Why do we need to "enter" 32-bit protected mode anyway?

Question

Recently I've been interested in building an tiny-toy-OS from scratch, and I am really confused now. May you help me please..

The questions

I am getting stuck with understanding that why do we even bother to enter a 32-bit protected mode?

I mean why not just overwrite the old instructions from 16-bit into 32-bit (or 64-bit) so we can coding straightforward (e.g. accessing more memory addresses directly)... what's the point of this switching-process...why why why...

The reason why I am confused is that the tutorial I am reading first teaches me how to boot with 16-bit (some basic BIOS instructions) while it claims that "32-bit is better" which I totally agree and so we have to enter 32-bit protected mode.
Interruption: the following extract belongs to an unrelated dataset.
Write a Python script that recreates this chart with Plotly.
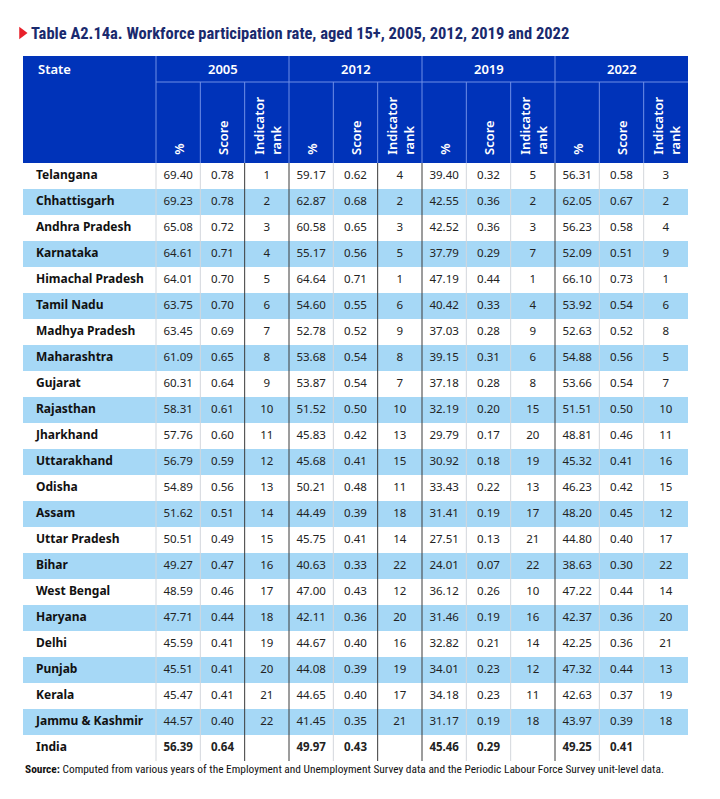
import plotly.graph_objects as go

states = ["Telangana", "Chhattisgarh", "Andhra Pradesh", "Karnataka", "Himachal Pradesh",
          "Tamil Nadu", "Madhya Pradesh", "Maharashtra", "Gujarat", "Rajasthan", "Jharkhand",
          "Uttarakhand", "Odisha", "Assam", "Uttar Pradesh", "Bihar", "West Bengal", "Haryana",
          "Delhi", "Punjab", "Kerala", "Jammu & Kashmir", "India"]

years = ["2005", "2012", "2019", "2022"]

pct_2005 = [69.40, 69.23, 65.08, 64.61, 64.01, 63.75, 63.45, 61.09, 60.31, 58.31, 57.76,
            56.79, 54.89, 51.62, 50.51, 49.27, 48.59, 47.71, 45.59, 45.51, 45.47, 44.57, 56.39]
score_2005 = [0.78, 0.78, 0.72, 0.71, 0.70, 0.70, 0.69, 0.65, 0.64, 0.61, 0.60,
              0.59, 0.56, 0.51, 0.49, 0.47, 0.46, 0.44, 0.41, 0.41, 0.41, 0.40, 0.64]
rank_2005 = [1, 2, 3, 4, 5, 6, 7, 8, 9, 10, 11, 12, 13, 14, 15, 16, 17, 18, 19, 20, 21, 22, None]

pct_2012 = [59.17, 62.87, 60.58, 55.17, 64.64, 54.60, 52.78, 53.68, 53.87, 51.52, 45.83,
            45.68, 50.21, 44.49, 45.75, 40.63, 47.00, 42.11, 44.67, 44.08, 44.65, 41.45, 49.97]
score_2012 = [0.62, 0.68, 0.65, 0.56, 0.71, 0.55, 0.52, 0.54, 0.54, 0.50, 0.42,
              0.41, 0.48, 0.39, 0.41, 0.33, 0.43, 0.36, 0.40, 0.39, 0.40, 0.35, 0.43]
rank_2012 = [4, 2, 3, 5, 1, 6, 9, 8, 7, 10, 13, 15, 11, 18, 14, 22, 12, 20, 16, 19, 17, 21, None]

pct_2019 = [39.40, 42.55, 42.52, 37.79, 47.19, 40.42, 37.03, 39.15, 37.18, 32.19, 29.79,
            30.92, 33.43, 31.41, 27.51, 24.01, 36.12, 31.46, 32.82, 34.01, 34.18, 31.17, 45.46]
score_2019 = [0.32, 0.36, 0.36, 0.29, 0.44, 0.33, 0.28, 0.31, 0.28, 0.20, 0.17,
              0.18, 0.22, 0.19, 0.13, 0.07, 0.26, 0.19, 0.21, 0.23, 0.23, 0.19, 0.29]
rank_2019 = [5, 2, 3, 7, 1, 4, 9, 6, 8, 15, 20, 19, 13, 17, 21, 22, 10, 16, 14, 12, 11, 18, None]

pct_2022 = [56.31, 62.05, 56.23, 52.09, 66.10, 53.92, 52.63, 54.88, 53.66, 51.51, 48.81,
            45.32, 46.23, 48.20, 44.80, 38.63, 47.22, 42.37, 42.25, 47.32, 42.63, 43.97, 49.25]
score_2022 = [0.58, 0.67, 0.58, 0.51, 0.73, 0.54, 0.52, 0.56, 0.54, 0.50, 0.46,
              0.41, 0.42, 0.45, 0.40, 0.30, 0.44, 0.36, 0.36, 0.44, 0.37, 0.39, 0.41]
rank_2022 = [3, 2, 4, 9, 1, 6, 8, 5, 7, 10, 11, 16, 15, 12, 17, 22, 14, 20, 21, 13, 19, 18, None]

sub_headers = ["%", "Score", "Indicator<br>rank"]
title = "Table A2.14a. Workforce participation rate, aged 15+, 2005, 2012, 2019 and 2022"
source = ("<b>Source:</b> Computed from various years of the Employment and Unemployment Survey "
          "data and the Periodic Labour Force Survey unit-level data.")

# layout constants (pixels, page coordinates)
W, H = 720, 799
PAD = 8  # page body margin
X0, X1 = 23, 688
XS = 156  # end of state column
CW = (X1 - XS) / 12
HT, HM, HB = 56, 82, 163
RH = 26
BLUE = "#0033b9"
LIGHT = "#a6d8f6"
FONT = "Noto Sans"
NARROW = "Liberation Sans Narrow, Roboto Condensed, Roboto"

cols = [pct_2005, score_2005, rank_2005, pct_2012, score_2012, rank_2012,
        pct_2019, score_2019, rank_2019, pct_2022, score_2022, rank_2022]

fig = go.Figure()
shapes = []
annotations = []

# header block
shapes.append(dict(type="rect", x0=X0, x1=X1, y0=HT, y1=HB, fillcolor=BLUE, line_width=0, layer="below"))
hl = dict(color="#6f8fe6", width=1)
shapes.append(dict(type="line", x0=XS, x1=X1, y0=HM, y1=HM, line=hl))
for j in range(12):
    x = XS + j * CW
    y0 = HT if j % 3 == 0 else HM
    shapes.append(dict(type="line", x0=x, x1=x, y0=y0, y1=HB, line=hl))

# striped rows
n = len(states)
for i in range(n):
    if i % 2 == 1:
        shapes.append(dict(type="rect", x0=X0, x1=X1, y0=HB + i * RH, y1=HB + (i + 1) * RH,
                           fillcolor=LIGHT, line_width=0, layer="below"))

# vertical rules in body
dark = {2, 3, 5, 6, 9}
for j in range(12):
    x = XS + j * CW
    shapes.append(dict(type="line", x0=x, x1=x, y0=HB, y1=HB + n * RH,
                       line=dict(color="#3a3a3a" if j in dark else "#d3d7dc", width=1)))

# header text
hfont = dict(family=FONT, size=13, color="white", weight=600)
annotations.append(dict(x=36, y=(HT + HM) / 2, text="State", showarrow=False, xanchor="left", font=hfont))
for g, yr in enumerate(years):
    annotations.append(dict(x=XS + (g * 3 + 1.5) * CW, y=(HT + HM) / 2, text=yr,
                            showarrow=False, font=hfont))
    for k, sh in enumerate(sub_headers):
        annotations.append(dict(x=XS + (g * 3 + k + 0.5) * CW, y=HB - 6, text=sh, textangle=-90,
                                showarrow=False, yanchor="bottom", align="left", font=hfont))

# body text
yc = [HB + (i + 0.5) * RH for i in range(n)]
fig.add_trace(go.Scatter(x=[36] * n, y=yc, mode="text", text=["<b>" + s + "</b>" for s in states],
                         textposition="middle right", textfont=dict(family=FONT, size=12, color="#111"),
                         hoverinfo="skip"))
for j, vals in enumerate(cols):
    if j % 3 == 2:
        txt = ["" if v is None else str(v) for v in vals]
    else:
        txt = ["%.2f" % v for v in vals]
    txt[-1] = "<b>" + txt[-1] + "</b>" if txt[-1] else ""
    fig.add_trace(go.Scatter(x=[XS + (j + 0.5) * CW] * n, y=yc, mode="text", text=txt,
                             textposition="middle center",
                             textfont=dict(family=FONT, size=11.5, color="#222"), hoverinfo="skip"))

# title with red marker
fig.add_trace(go.Scatter(x=[22], y=[33], mode="markers", hoverinfo="skip",
                         marker=dict(symbol="triangle-right", size=11, color="#e8202a")))
annotations.append(dict(x=29, y=33, text="<b>" + title + "</b>", showarrow=False, xanchor="left",
                        font=dict(family=NARROW, size=16.5, color="#1a2a6e")))
annotations.append(dict(x=X0, y=HB + n * RH + 8, text=source, showarrow=False, xanchor="left",
                        font=dict(family=NARROW, size=11.4, color="#111")))

# the page body adds PAD px, so shift the axis window to keep page coordinates
ax = dict(visible=False, fixedrange=True)
fig.update_layout(width=W - 2 * PAD, height=H - 2 * PAD, margin=dict(l=0, r=0, t=0, b=0),
                  xaxis=dict(range=[PAD, W - PAD], **ax), yaxis=dict(range=[H - PAD, PAD], **ax),
                  plot_bgcolor="white", paper_bgcolor="white", showlegend=False,
                  shapes=shapes, annotations=annotations)
fig.write_html("out.html")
In my opinion this is just a simple extension of length of bits? why so different (tough to use BIOS, GDT, e-registers...)?

Answer 1

Intel has always tried to keep their CPUs backward compatible (and still is).
A new fancy CPU that can't run any existing software is as good as a rock for the industry.

The opcode b8 is mov ax, imm16, there are no other possible ways to interpret it, including mov eax, imm32, without breaking compatibility.
Unless you set a flag, somewhere, that let the CPU know it is OK to do so.
That's switching, and now b8 is mov eax, imm32.
So, the old instructions have been "overwritten" in a sense.

Intel could have used totally new opcodes but that'd be a huge waste of opcodes (and the opcode space was already very crowded at the time), plus going down this road and avoiding an explicit switch, the CPU would have to be both in real mode and in protected mode (since it cannot drop support for 16-bit code).
That's a call for very messy design or in the best a nightmare.

Peter Cordes pointed out that a prefix could be used if it weren't for the troubles with handling interrupts (and possibly any mechanism where the CPU performs automatic actions).

Protected mode come along with a new protection scheme, it's admittedly over-engineered but nevertheless, we need to deal with it, its GDT, IDT, TSS and so on.
This mechanism was set before the advent of 32-bit computing on the x86 architecture, i.e. it was present in the 286 when no 32-bit registers/addresses were present.
When Intel recognized the need for 32-bit computing it took the opportunity to ship it along with a revamped version of the protection scheme.

Whenever a new contract between the CPU and the software is developed, it always customary to require an explicit intention from the software, this prevents any spurious activation.

So switching provides:

• An easier design.
• A reuse of the opcodes (avoiding the need for prefixes).
• A proof that the software is written to understand the new contract.
• The same environment for the software that doesn't understand the new contract.

With the advent of UEFI, some constraints have been relaxed, a UEFI bootloader (or any application or driver) boots in 64-bit mode (or 32-bit if the CPU is too old for 64-bit).
If you feel unhappy with the legacy BIOS boot, you can experiment with UEFI.
Beware that 64-bit mode relies on everything that went before it, including protected mode and PAE paging.
You may get away with shoving them under the rug for some time, but if you plan to keep coding an OS, mastering the basics will pay off.